AIM OF THE EXERCISE →
In the entries below, identify every line with the string "seaborn" and copy it.

(Figure scripts)
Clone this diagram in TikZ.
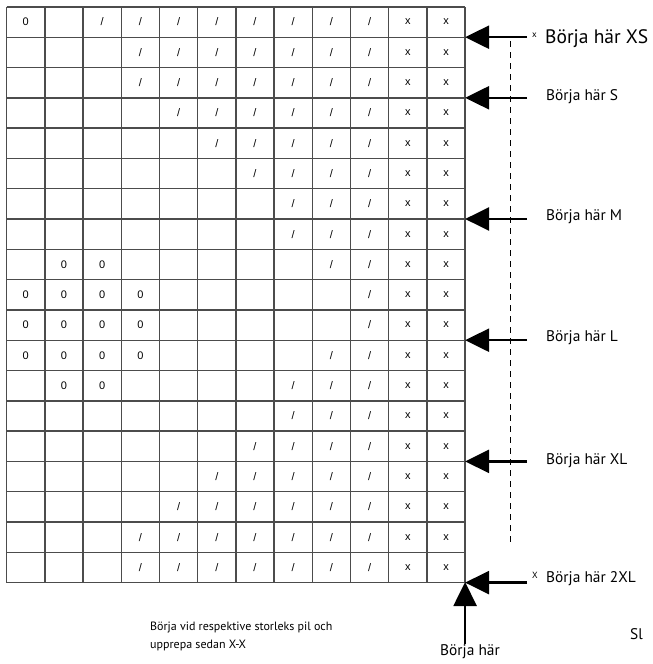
\documentclass[tikz,border=0pt]{standalone}
\usepackage{fontspec}
\setmainfont{PT Sans}
\newfontfamily\cellfont{Liberation Sans}
\usetikzlibrary{arrows.meta}

\begin{document}
\begin{tikzpicture}
[
    x=1pt, y=-1pt,
    cell/.style={font=\cellfont\fontsize{11}{13}\selectfont, inner sep=0pt},
    lab/.style={anchor=west, inner sep=0pt, font=\fontsize{15.4}{17}\selectfont},
    sizemark/.style={anchor=west, inner sep=0pt, font=\fontsize{9}{10}\selectfont},
    pil/.style={line width=2.5pt, -{Triangle[length=24pt, width=23pt]}},
]
\useasboundingbox (0,0) rectangle (653,664);
\def\cw{38.2}
\def\ch{30.3}

% grid
\foreach \i in {0,...,12}
    \draw[black!70, line width=1.4pt] ({6.7+\cw*\i},6.9) -- ({6.7+\cw*\i},{6.9+\ch*19});
\foreach \j in {0,...,19}
    \draw[black!70, line width=1.4pt] (6.7,{6.9+\ch*\j}) -- ({6.7+\cw*12},{6.9+\ch*\j});

\foreach \r/\s in {1/3,2/4,3/4,4/5,5/6,6/7,7/8,8/8,9/9,10/10,
                   11/10,12/9,13/8,14/8,15/7,16/6,17/5,18/4,19/4}
{
    \foreach \c in {\s,...,10}
        \node[cell] (s-\r-\c) at ({6.7+\cw*(\c-0.5)},{6.9+\ch*(\r-0.5)}) {/};
    \foreach \c in {11,12}
        \node[cell] (x-\r-\c) at ({6.7+\cw*(\c-0.5)},{6.9+\ch*(\r-0.5)}) {x};
}
\foreach \r/\c in {1/1,9/2,9/3,10/1,10/2,10/3,10/4,11/1,11/2,11/3,11/4,
                   12/1,12/2,12/3,12/4,13/2,13/3}
    \node[cell] (z-\r-\c) at ({6.7+\cw*(\c-0.5)},{6.9+\ch*(\r-0.5)}) {0};

% arrows
\foreach \n/\l in {XS/1,S/3,M/7,L/11,XL/15,XXL/19}
{
    \coordinate (e-\n) at ({6.7+\cw*12},{6.9+\ch*\l});
    \coordinate (t-\n) at (527,{6.9+\ch*\l});
    \draw[pil] (t-\n) -- (e-\n);
}
\coordinate (d-top) at (510.7,41);
\coordinate (d-bot) at (510.7,545);
\draw[line width=1.2pt, dash pattern=on 6pt off 5pt] (d-top) -- (d-bot);

\node[sizemark] (m-XS) at (532,35) {x};
\node[lab, font=\fontsize{19.5}{21}\selectfont] (l-XS) at (545,39) {Börja här XS};
\node[lab] (l-S) at (546,97) {Börja här S};
\node[lab] (l-M) at (546,217) {Börja här M};
\node[lab] (l-L) at (546,338) {Börja här L};
\node[lab] (l-XL) at (546,461) {Börja här XL};
\node[sizemark] (m-XXL) at (532,575) {X};
\node[lab] (l-XXL) at (546,579) {Börja här 2XL};

\coordinate (u-tip) at ({6.7+\cw*12},582);
\coordinate (u-tail) at ({6.7+\cw*12},644);
\draw[pil] (u-tail) -- (u-tip);
\node[lab, anchor=center] (l-up) at (470,652) {Börja här};

\node[anchor=north west, inner sep=0pt, align=left,
      font=\fontsize{12}{18}\selectfont] (note) at (150,622)
    {Börja vid respektive storleks pil och\\upprepa sedan X-X};
\node[lab] (l-end) at (630,634) {Sl};
\end{tikzpicture}
\end{document}
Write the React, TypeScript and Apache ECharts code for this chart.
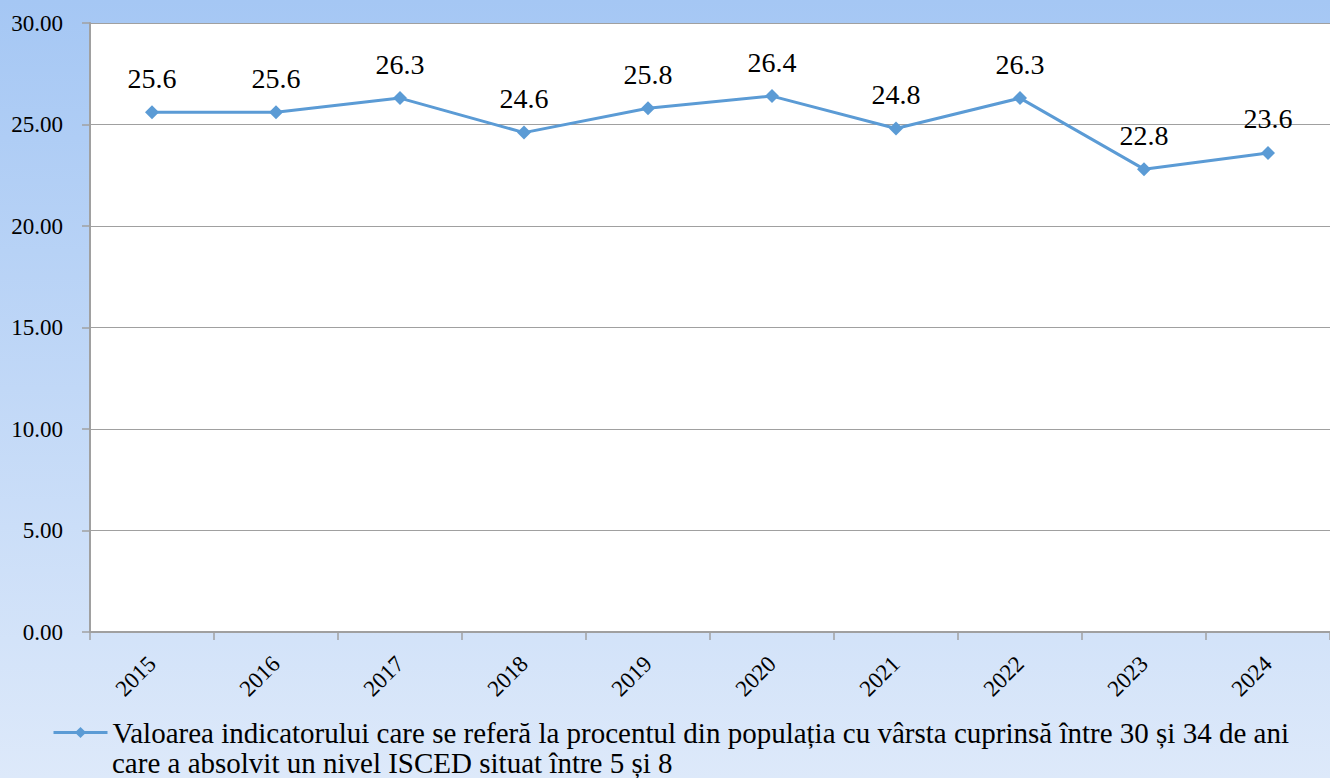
import React, { useEffect, useRef } from "react";
import * as echarts from "echarts";

const years = ["2015", "2016", "2017", "2018", "2019", "2020", "2021", "2022", "2023", "2024"];
const values = [25.6, 25.6, 26.3, 24.6, 25.8, 26.4, 24.8, 26.3, 22.8, 23.6];
const seriesName =
  "Valoarea indicatorului care se referă la procentul din populația cu vârsta cuprinsă între 30 și 34 de ani care a absolvit un nivel ISCED situat între 5 și 8";
const legendLine1 =
  "Valoarea indicatorului care se referă la procentul din populația cu vârsta cuprinsă între 30 și 34 de ani";
const legendLine2 = "care a absolvit un nivel ISCED situat între 5 și 8";

const FONT = "Liberation Serif";
const LINE_COLOR = "#5b9bd5";

export default function App() {
  const ref = useRef<HTMLDivElement>(null);
  useEffect(() => {
    document.body.style.margin = "0";
    if (!ref.current) return;
    const chart = echarts.init(ref.current, null, { renderer: "svg" });
    chart.setOption({
      animation: false,
      backgroundColor: new echarts.graphic.LinearGradient(0, 0, 0, 1, [
        { offset: 0, color: "#a5c7f4" },
        { offset: 1, color: "#dde9fa" },
      ]),
      grid: {
        left: 90,
        top: 23,
        right: 0,
        bottom: 146,
        show: true,
        backgroundColor: "#ffffff",
        borderWidth: 0,
      },
      xAxis: {
        type: "category",
        data: years,
        boundaryGap: true,
        axisLine: { show: true, lineStyle: { color: "#a0a0a0", width: 2 } },
        axisTick: { show: true, length: 8, inside: false, lineStyle: { color: "#a0a0a0", width: 1.5 } },
        axisLabel: {
          rotate: 45,
          margin: 28,
          color: "#000",
          fontFamily: FONT,
          fontSize: 23,
        },
        splitLine: { show: false },
      },
      yAxis: {
        type: "value",
        min: 0,
        max: 30,
        interval: 5,
        axisLine: { show: true, lineStyle: { color: "#a0a0a0", width: 2 } },
        axisTick: { show: true, length: 8, lineStyle: { color: "#a0a0a0", width: 1.5 } },
        axisLabel: {
          margin: 27,
          color: "#000",
          fontFamily: FONT,
          fontSize: 23,
          formatter: (v: number) => v.toFixed(2),
        },
        splitLine: { show: true, lineStyle: { color: "#a0a0a0", width: 1 } },
      },
      legend: {
        show: true,
        left: 47,
        top: 713,
        itemWidth: 54,
        itemHeight: 14,
        itemGap: 0,
        lineStyle: { width: 3 },
        textStyle: { color: "#000", fontFamily: FONT, fontSize: 29, lineHeight: 28 },
        formatter: () => legendLine1,
        data: [{ name: seriesName }],
      },
      graphic: [
        {
          type: "text",
          left: 112,
          top: 748,
          style: { text: legendLine2, fill: "#000", fontFamily: FONT, fontSize: 29, lineHeight: 28 },
        },
      ],
      series: [
        {
          name: seriesName,
          type: "line",
          data: values,
          symbol: "diamond",
          symbolSize: 14,
          lineStyle: { color: LINE_COLOR, width: 3 },
          itemStyle: { color: LINE_COLOR },
          label: {
            show: true,
            position: "top",
            distance: 13,
            color: "#000",
            fontFamily: FONT,
            fontSize: 28,
            formatter: (p: any) => p.value.toFixed(1),
          },
        },
      ],
    });
    return () => chart.dispose();
  }, []);
  return <div ref={ref} style={{ width: 1330, height: 778 }} />;
}
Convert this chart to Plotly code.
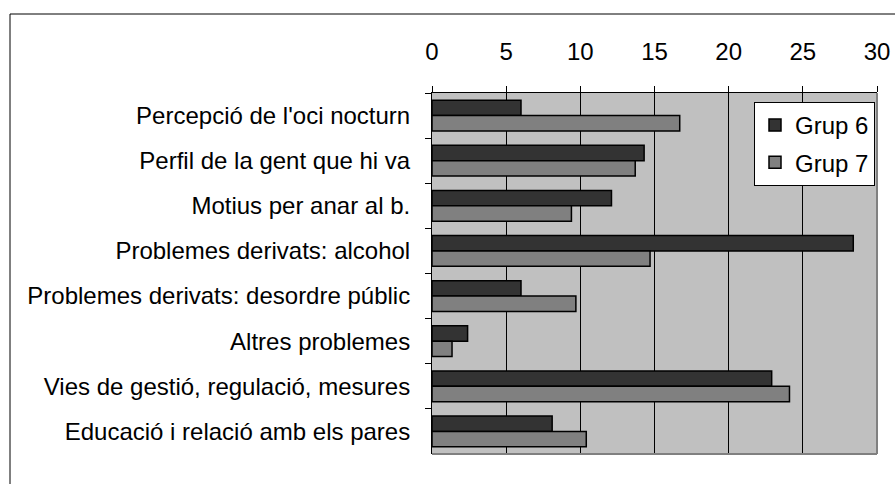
import plotly.graph_objects as go

categories = [
    "Percepció de l'oci nocturn",
    "Perfil de la gent que hi va",
    "Motius per anar al b.",
    "Problemes derivats: alcohol",
    "Problemes derivats: desordre públic",
    "Altres problemes",
    "Vies de gestió, regulació, mesures",
    "Educació i relació amb els pares",
]
grup6 = [6.0, 14.3, 12.1, 28.4, 6.0, 2.4, 22.9, 8.1]
grup7 = [16.7, 13.7, 9.4, 14.7, 9.7, 1.35, 24.1, 10.4]
x_ticks = [0, 5, 10, 15, 20, 25, 30]

FONT = "Liberation Sans, Arial, sans-serif"
FS = 24

fig = go.Figure()
fig.add_trace(go.Bar(y=categories, x=grup6, orientation="h", name="Grup 6",
                     marker=dict(color="#333333", line=dict(color="black", width=1.5)),
                     legendgroup="g6"))
fig.add_trace(go.Bar(y=categories, x=grup7, orientation="h", name="Grup 7",
                     marker=dict(color="#808080", line=dict(color="black", width=1.5)),
                     legendgroup="g7"))

L, R, T, B = 432, 18, 93, 30
W, H = 895, 484
pw, ph = W - L - R, H - T - B

def px(xp):
    return (xp - L) / pw

def py(yp):
    return (H - B - yp) / ph

fig.update_layout(
    width=W, height=H,
    margin=dict(l=L, r=R, t=T, b=B, pad=0, autoexpand=False),
    paper_bgcolor="white",
    plot_bgcolor="#C0C0C0",
    barmode="group",
    bargap=0.32,
    bargroupgap=0,
    font=dict(family=FONT, size=FS, color="black"),
    xaxis=dict(side="top", range=[0, 30], tickmode="array", tickvals=x_ticks,
               ticks="outside", ticklen=6, tickcolor="black", showline=True,
               linecolor="black", linewidth=1, showgrid=True, gridcolor="black",
               gridwidth=1, zeroline=False, ticklabelstandoff=16,
               tickfont=dict(size=FS), automargin=False),
    yaxis=dict(autorange="reversed", ticks="outside", tickson="boundaries",
               ticklen=6, tickcolor="black", showline=True, linecolor="black",
               linewidth=1, showgrid=False, ticklabelstandoff=16,
               tickfont=dict(size=FS), automargin=False),
    legend=dict(x=px(754), y=py(102), xanchor="left", yanchor="top",
                bgcolor="white", bordercolor="black", borderwidth=1,
                font=dict(size=FS), traceorder="grouped", tracegroupgap=3,
                itemwidth=30),
    showlegend=True,
    shapes=[
        dict(type="line", xref="paper", yref="paper", x0=1, x1=1, y0=0, y1=1,
             line=dict(color="#808080", width=2), layer="above"),
        dict(type="line", xref="paper", yref="paper", x0=0, x1=1, y0=0, y1=0,
             line=dict(color="#808080", width=2), layer="above"),
        dict(type="rect", xref="paper", yref="paper", x0=px(10), x1=px(905),
             y0=py(495), y1=py(14), line=dict(color="black", width=1),
             fillcolor="rgba(0,0,0,0)", layer="above"),
    ],
)

fig.write_html("out.html", config={"displayModeBar": False},
               post_script="document.body.style.margin='0';document.body.style.overflow='hidden';")
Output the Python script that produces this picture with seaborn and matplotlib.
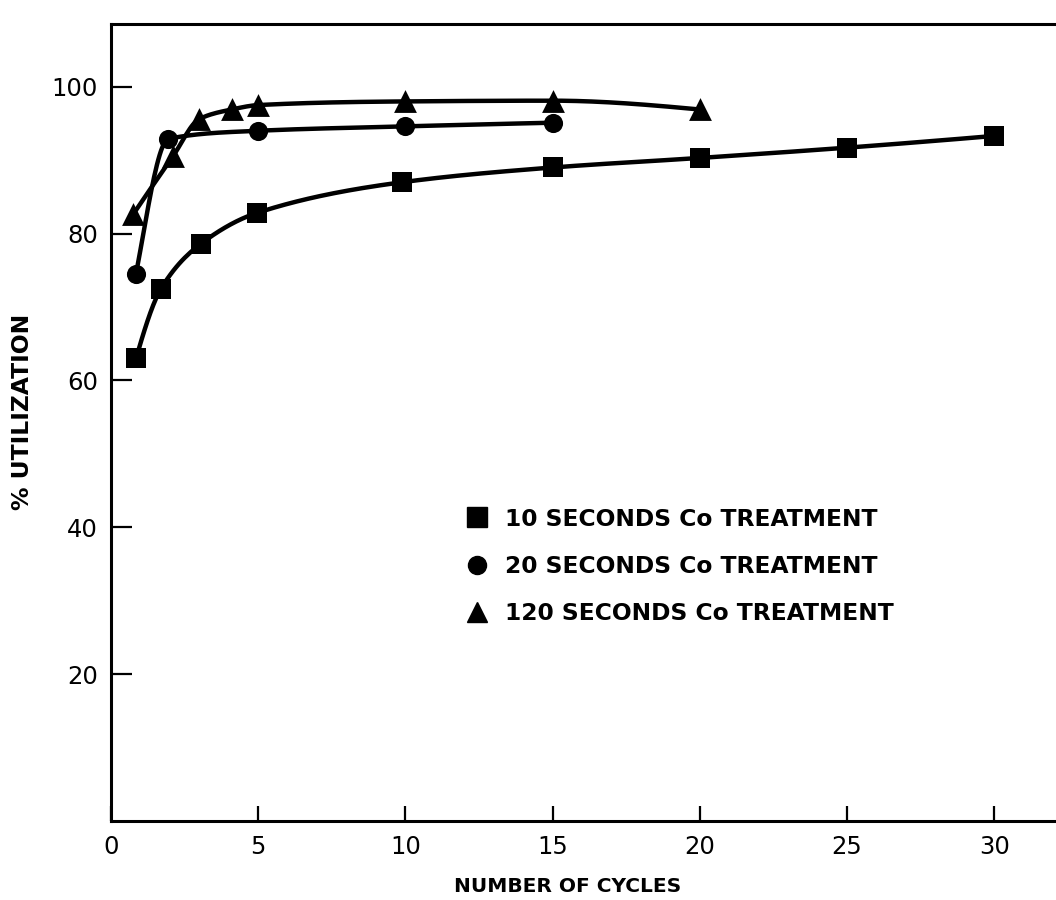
import numpy as np
import pandas as pd
import matplotlib
matplotlib.use("Agg")
import matplotlib.pyplot as plt
from matplotlib.lines import Line2D
import seaborn as sns

# ---- data ----
sq_x = [0.85, 1.7, 3.05, 4.95, 9.9, 15, 20, 25, 30]
sq_y = [63.0, 72.5, 78.6, 82.8, 87.0, 89.0, 90.3, 91.7, 93.3]
ci_x = [0.85, 1.95, 5.0, 10.0, 15.0]
ci_y = [74.5, 92.9, 94.0, 94.6, 95.1]
tr_x = [0.75, 2.1, 3.0, 4.1, 5.0, 10.0, 15.0, 20.0]
tr_y = [82.6, 90.5, 95.6, 96.9, 97.5, 98.0, 98.1, 96.9]
series_names = ["10 SECONDS Co TREATMENT", "20 SECONDS Co TREATMENT", "120 SECONDS Co TREATMENT"]
x_ticks = [0, 5, 10, 15, 20, 25, 30]
y_ticks = [20, 40, 60, 80, 100]


def pchip_curve(x, y, num=300):
    """Monotone cubic curve through the points (for drawing the smooth line)."""
    x = np.asarray(x, float); y = np.asarray(y, float)
    n = len(x)
    h = np.diff(x); d = np.diff(y) / h
    m = np.zeros(n)
    for k in range(1, n - 1):
        if d[k - 1] * d[k] > 0:
            w1 = 2 * h[k] + h[k - 1]; w2 = h[k] + 2 * h[k - 1]
            m[k] = (w1 + w2) / (w1 / d[k - 1] + w2 / d[k])
    def end(h0, h1, d0, d1):
        s = ((2 * h0 + h1) * d0 - h0 * d1) / (h0 + h1)
        if np.sign(s) != np.sign(d0):
            s = 0.0
        elif np.sign(d0) != np.sign(d1) and abs(s) > abs(3 * d0):
            s = 3 * d0
        return s
    m[0] = end(h[0], h[1], d[0], d[1])
    m[-1] = end(h[-1], h[-2], d[-1], d[-2])
    xs = np.linspace(x[0], x[-1], num)
    idx = np.clip(np.searchsorted(x, xs) - 1, 0, n - 2)
    t = (xs - x[idx]) / h[idx]
    h00 = 2 * t**3 - 3 * t**2 + 1; h10 = t**3 - 2 * t**2 + t
    h01 = -2 * t**3 + 3 * t**2; h11 = t**3 - t**2
    ys = h00 * y[idx] + h10 * h[idx] * m[idx] + h01 * y[idx + 1] + h11 * h[idx] * m[idx + 1]
    return xs, ys


sns.set_theme(style="white")
plt.rcParams["font.family"] = ["DejaVu Sans"]
plt.rcParams["text.color"] = "black"
plt.rcParams["axes.labelcolor"] = "black"
plt.rcParams["xtick.color"] = "black"
plt.rcParams["ytick.color"] = "black"

fig = plt.figure(figsize=(10.56, 9.0), dpi=100)
ax = fig.add_axes([0.1051, 0.0878, 0.8949, 0.886])

pts = pd.DataFrame({
    "x": sq_x + ci_x + tr_x,
    "y": sq_y + ci_y + tr_y,
    "series": [series_names[0]] * len(sq_x) + [series_names[1]] * len(ci_x) + [series_names[2]] * len(tr_x),
})

curves = []
for name, xs, ys in [(series_names[0], sq_x, sq_y), (series_names[1], ci_x, ci_y), (series_names[2], tr_x, tr_y)]:
    cx, cy = pchip_curve(xs, ys)
    curves.append(pd.DataFrame({"x": cx, "y": cy, "series": name}))
curves = pd.concat(curves, ignore_index=True)

pal = {n: "black" for n in series_names}
sns.lineplot(data=curves, x="x", y="y", hue="series", palette=pal, estimator=None,
             sort=False, linewidth=3.2, legend=False, ax=ax)
markers = {series_names[0]: "s", series_names[1]: "o", series_names[2]: "^"}
sizes = {series_names[0]: 220, series_names[1]: 190, series_names[2]: 270}
for name in series_names:
    sub = pts[pts.series == name]
    sns.scatterplot(data=sub, x="x", y="y", marker=markers[name], color="black",
                    s=sizes[name], linewidth=0, legend=False, ax=ax, zorder=5)

ax.set_xlim(0, 32.1)
ax.set_ylim(0, 108.6)
ax.set_xticks(x_ticks)
ax.set_yticks(y_ticks)
ax.set_xticklabels([str(v) for v in x_ticks])
ax.set_yticklabels([str(v) for v in y_ticks])
ax.tick_params(axis="x", direction="in", length=11, width=1.6, pad=10, labelsize=17.5, colors="black")
ax.tick_params(axis="y", direction="in", length=15, width=1.6, pad=9.5, labelsize=17.5, colors="black")
ax.tick_params(axis="x", which="both", bottom=True)
ax.tick_params(axis="y", which="both", left=True)

for s in ["left", "bottom", "top"]:
    ax.spines[s].set_visible(True)
    ax.spines[s].set_color("black")
    ax.spines[s].set_linewidth(2.2)
ax.spines["right"].set_visible(False)

ax.set_xlabel("NUMBER OF CYCLES", fontsize=14.5, fontweight="bold", color="black")
ax.set_ylabel("% UTILIZATION", fontsize=16.9, fontweight="bold", color="black")
ax.xaxis.set_label_coords((568 - 111) / 945, -0.07)
ax.yaxis.set_label_coords((34 - 111) / 945, 0.513)

handles = [Line2D([], [], marker=markers[n], color="black", linestyle="none",
                  markersize={"s": 14.5, "o": 13, "^": 15}[markers[n]]) for n in series_names]
leg = ax.legend(handles, series_names, loc="upper left", frameon=False,
                bbox_to_anchor=(466.5 / 1056, 1 - 507.5 / 900), bbox_transform=fig.transFigure,
                handlelength=0.9, handletextpad=0.75, labelspacing=1.05, borderpad=0,
                borderaxespad=0, prop={"size": 16.8, "weight": "bold"})
for t in leg.get_texts():
    t.set_color("black")

fig.savefig("out.png", dpi=100, facecolor="white")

REPLY TO THE TASK →
Output the Python script that produces this picture with seaborn and matplotlib.
import seaborn as sns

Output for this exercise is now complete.